Boy, do we have a lot to talk about.
Or rather, a there’s a lot of talk going on to jump in the middle of. While the Olympic maelstrom has been monopolizing the hearts and minds and commute times of the city for the past few weeks, some of the best discourse on indie theatre in quite some time has been competing for attention out here in the digital arena. Well deserved attention.
Most of it came on the heels of the recent publication of a study by New York’s Theatre Development Fund titled Outrageous Fortune: The Life and Times of the New American Play, which quickly became the Book That Launched a Thousand Blog Posts. Essentially an autopsy of the American Institutional Theatre System, it revealed in no uncertain terms that at this point in history the dream of making a living – comfortable or otherwise – writing for the professional not-for-profit theatre is one of those ‘pipe’ type ones. It paints a bleak picture of a system in entropy, spinning the wheels of an busted-down model and creaking wretchedly under the weight of its very function as an art form; outdated, marginalized and impotent.
The American theatre blogs roared to life over this study, a call to arms – well, keyboards – and for weeks the theatrosphere raged against the dying of the light that is the thing they love so well. I have no idea how comparable the gleanings of Outrageous Fortunes are to our Institutional Theatre system here in Canada, but I have a sneaking suspicion that we’re not too far off. At any rate, surfing the aftershocks of the TDF’s bad news grenade will certainly give you something to chew over before the next meeting with the board.
But then a funny thing happened. Through the smoke and rubble small shafts of light started to emerge, blogs started to stir with hope and ambition, positive, progressive conversations began to open up. The tone of the theatre folder of my feed reader changed from dark to light.

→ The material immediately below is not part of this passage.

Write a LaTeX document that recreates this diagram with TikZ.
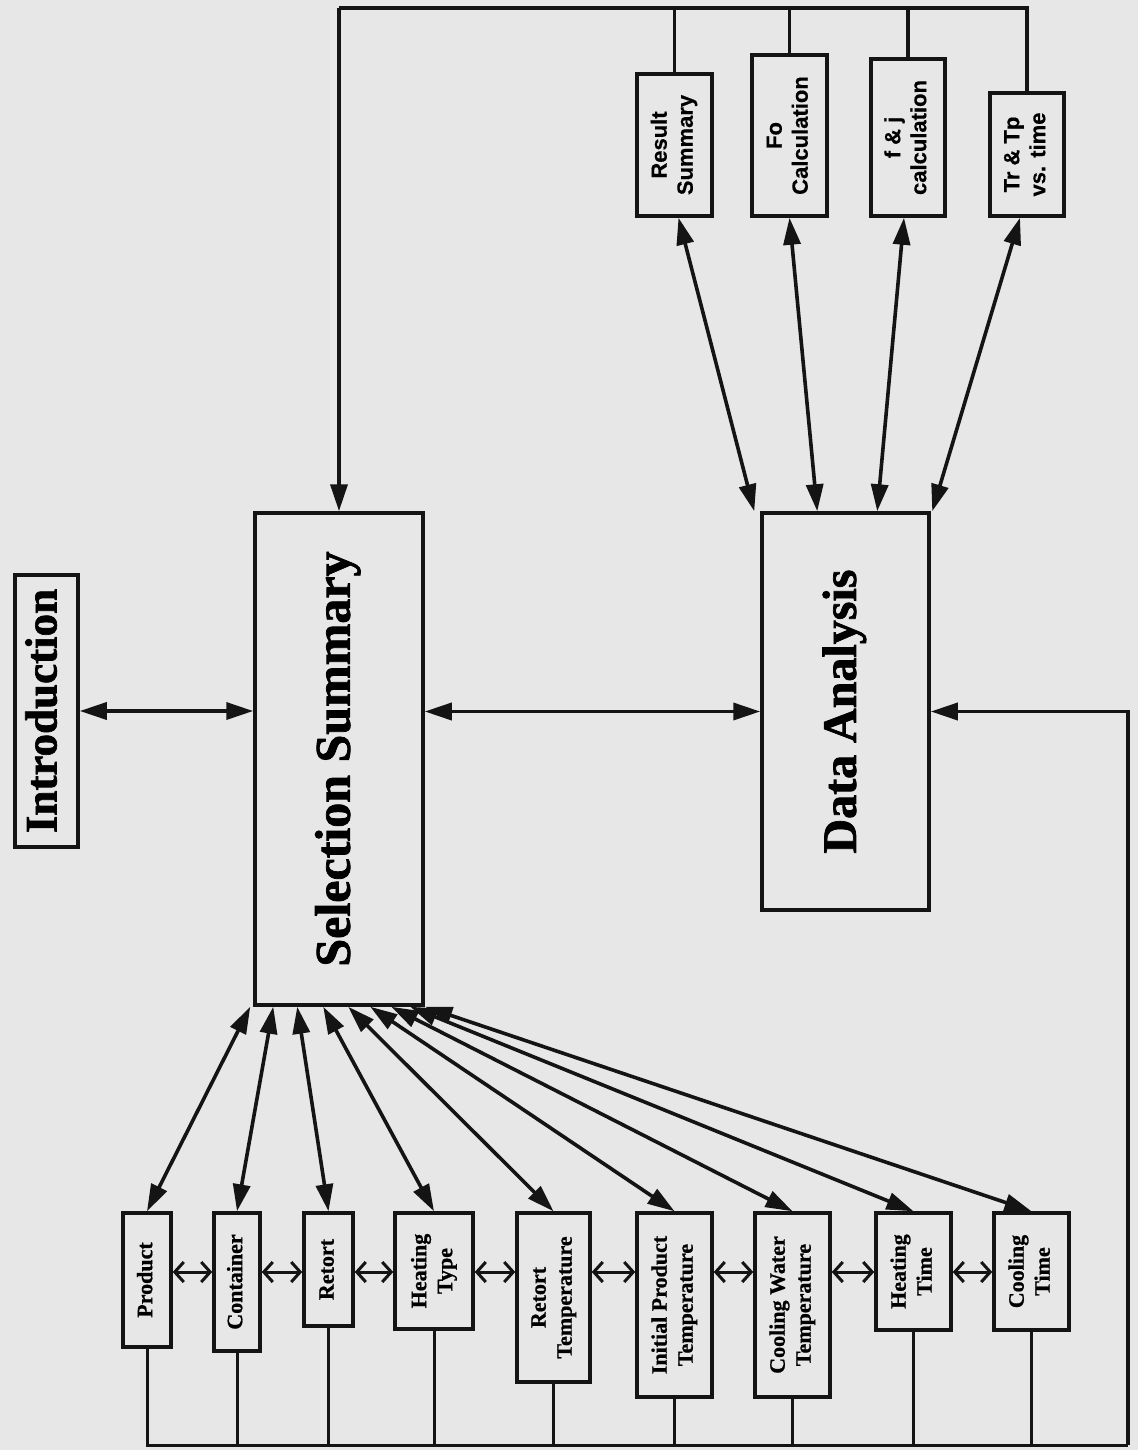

Theatre practitioners started making change happen. There seems to be a catharsis underway, and it’s heading away from institutionalized theatre and towards small house, self-produced work. And this, my beloved independent theatre, is where we eat.
When you get some time, have a trip through the following links to get a feel for what I’m talking about. This is a pivotal time for our industry, and for our community.
- A good overview of OF by George Hunka of Superfluities Redux
- The essential J. Holtham of 99 Seats drops some chewable pull quotes here
- The Prof weighs into it, of course, and this post will point you to pretty much the rest of the dissection, if you care to follow the rabbit hole.
And here’s where things start to get exciting…
- The American Voices New Play Institute at Arena Stage in Washington, DC, has been having big, important conversations about the future of devised work on their New Play Blog, with a little help from Travis Bedard and David Loehr. Read about the talks here, and follow the conversation on twitter at #newplay. Great stuff.
- And then there’s this. Sprung from the dead-of-night intensity of twitter theatrists, 2am Theatre is both a new blog and a hash tag that focuses on the positivity of where we’re at and where we’re going. New essential.
So that’s the overview. And an awful lot of reading, hopefully not too overwhelming, but there’s change in the air. And frank, honest conversation. It feels like theatre is finally taking that good, hard look at itself, and readying itself for change. A change that’s frankly long overdue.
Update: Serendipitously, the Great Nick Keenan has a post up today about structuring store front level theatre in Chicago, and the usefulness of #2amt. These are the leaders of the new movement, and they’re showing their work…
It IS exciting, isn’t it, Simon? And what seems to be great is that many of these conversations seem aligned to splash together for a massive conversation over two great big events: World Theatre Day everywhere on 3/27, and in the U.S., the TCG conference in Chicago in June where many of these ideas will be playing out on the web and all over the streets.
Here we go!
P.S. Your city is pretty and cool.
Nancy – You’re the Mel to my Flight of the Conchords.
Nick – You’re an inspiration in the open-mindedness and and tirelessness you bring to your efforts as a leader in community-mined theatre advancements. Can’t wait to see what’s next.
Thanks for the props about Vancouver. We’re the good-looking spoiled rich kid in Daddy’s sports car who doesn’t yet know he doesn’t know what’s important in life. We’ll grow up one day.